What we thought were going to be the liberating winds of the Arab Spring in 2011 turned mostly to violence against innocent civilians and instability that has left the whole Middle East in the utter shambles that it is in today. We should thank God a thousand times over that we can still go to bed without hearing bombs falling nearby; that we have electricity all of the time; that we have a strong government running the affairs of the nation, and an economy that gives Saudis a GDP per capita matching that of industrialized nations.
This is why I was surprised to read recently in this paper that the Shoura Council decided not to discuss proposals to set up a national unity project. Shoura members in favor of such an initiative had proposed that the government punish those convicted of promoting hate speech to jail terms ranging from six months to five years and a fine of SR500,000. The arguments against such an initiative were the ones we are used to hearing in other countries too: Why should we have new laws regulating public behavior when we already have so many laws on the books; and just writing down regulations in a new law will not necessarily produce change.

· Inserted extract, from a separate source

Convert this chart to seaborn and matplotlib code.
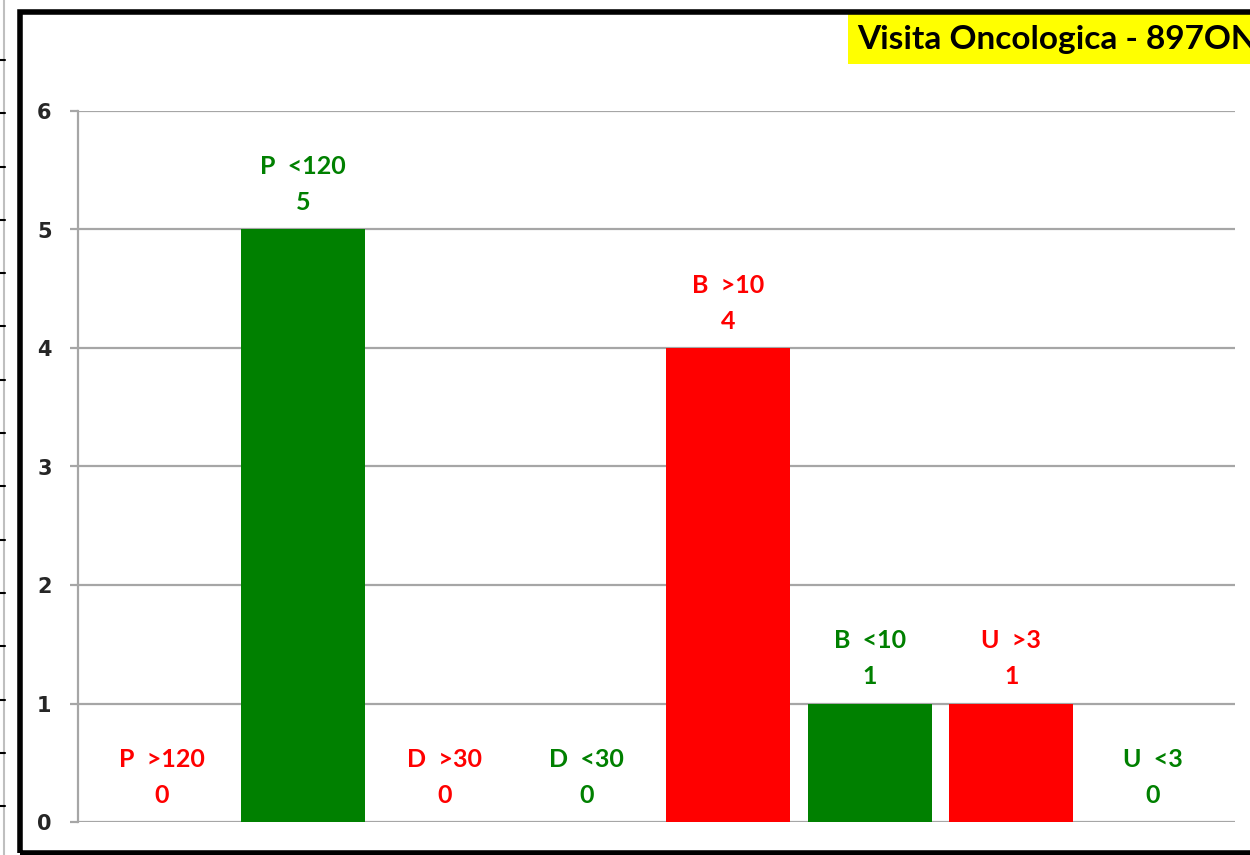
import numpy as np
import pandas as pd
import seaborn as sns
import matplotlib.pyplot as plt
from matplotlib.patches import Rectangle
from matplotlib.lines import Line2D

# datos del grafico
categorias = ["P  >120", "P  <120", "D  >30", "D  <30", "B  >10", "B  <10", "U  >3", "U  <3"]
valores = [0, 5, 0, 0, 4, 1, 1, 0]
colores = ["#FF0000", "#008000", "#FF0000", "#008000", "#FF0000", "#008000", "#FF0000", "#008000"]
titulo = "Visita Oncologica - 897ON"
y_ticks = [0, 1, 2, 3, 4, 5, 6]

sns.set_style("white")
plt.rcParams["font.family"] = ["Lato", "DejaVu Sans"]
plt.rcParams["font.weight"] = "bold"

df = pd.DataFrame({"categoria": categorias, "valor": valores})

fig = plt.figure(figsize=(12.5, 8.55), dpi=100)
ax = fig.add_axes([78 / 1250, 1 - 822 / 855, (1235 - 78) / 1250, (822 - 111) / 855])

sns.barplot(data=df, x="categoria", y="valor", hue="categoria", palette=colores,
            width=0.875, legend=False, ax=ax, saturation=1, zorder=3, linewidth=0)

ax.set_xlim(-0.59, 7.58)
ax.set_ylim(0, 6)
ax.set_yticks(y_ticks)
ax.set_yticklabels([str(t) for t in y_ticks], fontsize=15, fontweight="bold",
                   family="DejaVu Sans")
ax.set_xticks([])
ax.set_xlabel("")
ax.set_ylabel("")

gris = "#a6a6a6"
ax.grid(axis="y", color=gris, linewidth=1.6, zorder=0)
ax.set_axisbelow(True)
for s in ["top", "right", "bottom"]:
    ax.spines[s].set_visible(False)
ax.spines["left"].set_color(gris)
ax.spines["left"].set_linewidth(1.6)
ax.tick_params(axis="y", length=6, width=1.6, color=gris, pad=13, left=True)

# etiquetas de las barras (categoria + valor)
for i, (cat, val, col) in enumerate(zip(categorias, valores, colores)):
    ax.annotate(str(val), (i, val), xytext=(0, 27), textcoords="offset pixels",
                ha="center", va="center", color=col, fontsize=18, fontweight="bold")
    ax.annotate(cat, (i, val), xytext=(0, 63), textcoords="offset pixels",
                ha="center", va="center", color=col, fontsize=18, fontweight="bold")

# marco negro del grafico
fig.patches.append(Rectangle((20 / 1250, 2 / 855), 1.1, 841 / 855, transform=fig.transFigure,
                             fill=False, edgecolor="black", linewidth=4, zorder=5))

# titulo con fondo amarillo
fig.patches.append(Rectangle((848 / 1250, 1 - 64 / 855), 0.5, 50 / 855, transform=fig.transFigure,
                             facecolor="#FFFF00", edgecolor="none", zorder=4))
fig.text(857 / 1250, 1 - 40 / 855, titulo, fontsize=24, fontweight="bold",
         color="black", ha="left", va="center", zorder=6)

# resto de la hoja a la izquierda
fig.lines.append(Line2D([4 / 1250, 4 / 1250], [0, 1], transform=fig.transFigure,
                        color="#bfbfbf", linewidth=1.5))
for yp in np.arange(60, 855, 53.3):
    fig.lines.append(Line2D([0, 5 / 1250], [1 - yp / 855, 1 - yp / 855],
                            transform=fig.transFigure, color="black", linewidth=1.5))

plt.savefig("out.png", dpi=100)
plt.close()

In the United States, these are usually the arguments of social conservatives who do not want hate laws enacted meant to protect people that are discriminated against, such as blacks, women and the handicapped. The point of this new law would be to stop those Saudis who make sectarian and racist comments under the guise of free speech, and who expect to get away with it. This should no longer be tolerated and our government and society should take swift action against those who insist on dividing Saudis according to their national, racial or sectarian origins.
After all, our founder King Abdul Aziz did not unify our country to just have our national fabric be ripped apart today by sectarian and racist violence.
For too long we have looked the other way as extremist preachers have spouted their words of hate and discrimination, poisoning the minds of young Saudis and thus producing new generations that hate others of their own countrymen because they are too dark, don’t look Arab enough or are of a different sect. I applaud Shoura member Abdullah Al-Fifi for supporting the national unity project and for pointing out that the Islamic Affairs Ministry has not done enough, or indeed done anything visible, to implement anti-extremist programs in schools and mosques.
The government has rightly clamped down on the hate speech of imams across the country, ordering them not to talk about sectarian issues, and instructing them to have sermons (khutbas) that encourage unity and social cohesion.
With the Arab world in flames we cannot afford disunity or discord in our midst. The stakes are just too high and as the repository of Islam’s two holiest mosques we indeed have a duty not just to ourselves, but to the whole Muslim world, to keep the Kingdom a safe, clean and prosperous place where all Muslims are welcome, be they from Africa or Asia.